Released on Funk Night Records, this self titled album, introduces Kenako as a fully formed groove unit rather than a tentative first step. Pressed in the US as a 12" LP and tagged “organic grooves” by distributors, the record fits squarely into Funk Night’s lineage of deep, drummer‑led funk and global soul, yet carries its own particular flavour: a lean, horn‑heavy sound with a strong South African and pan‑African inflection, designed to hit hard at 45‑friendly tempos.
Across cuts like “27 Women,” “Ebonyphonics,” “Protea” and the title track, the band work a classic recipe with unfussy precision. Drums are dry and up front, riding crisp backbeats and syncopated fills; bass lines move with rubbery insistence rather than flash; rhythm guitars chop and ring in all the right gaps. Over the top, horns carry the melodic weight: punchy riffs, short call‑and‑response figures and occasional, compact solos that favour tone and phrasing over fireworks. “27 Women” opens the set with a mid‑tempo strut that feels instantly familiar yet hard to place, its horn line threaded through a groove that could slide into a DJ set beside deep‑cut ’70s sides without breaking stride.

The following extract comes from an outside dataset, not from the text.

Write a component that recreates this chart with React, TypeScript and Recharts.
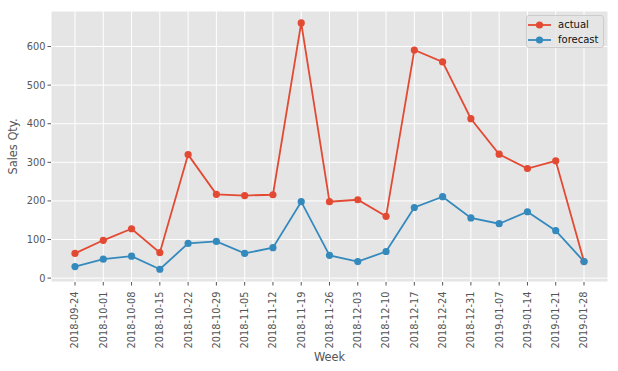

Elsewhere, the palette widens slightly. “Ebonyphonics” hints at township jive and highlife, its sax and trumpet lines tracing bright, memorable shapes over a lightly shuffling rhythm section. “Protea” slows things down into a more contemplative, minor‑key space, the guitar leaning toward soul‑jazz voicings while the horns sketch a melody that lingers long after the track ends. Throughout, the production is intentionally unvarnished: instruments are close‑mic’d but not overly separated, a bit of tape grit and room sound left in to keep everything feeling present and human. It’s the kind of sound that rewards both needle‑dropping for breaks and full‑side immersion.
As a Funk Night LP, Kenako sits comfortably alongside labelmates who draw on Ethiopian jazz, Afrobeat and rare‑groove traditions, but it never collapses into pastiche. The playing is tight but relaxed, suggesting a band that knows this language well enough to inhabit it rather than mimic it. Melodies are strong enough to carry repeated listens; rhythms are locked yet nimble, allowing DJs to ride them and listeners to get lost in them. The fact that Funk Night’s own channel has pushed tracks like “27 Women” and “Ebonyphonics” via standalone uploads hints at how instantly usable these cuts are in the wild.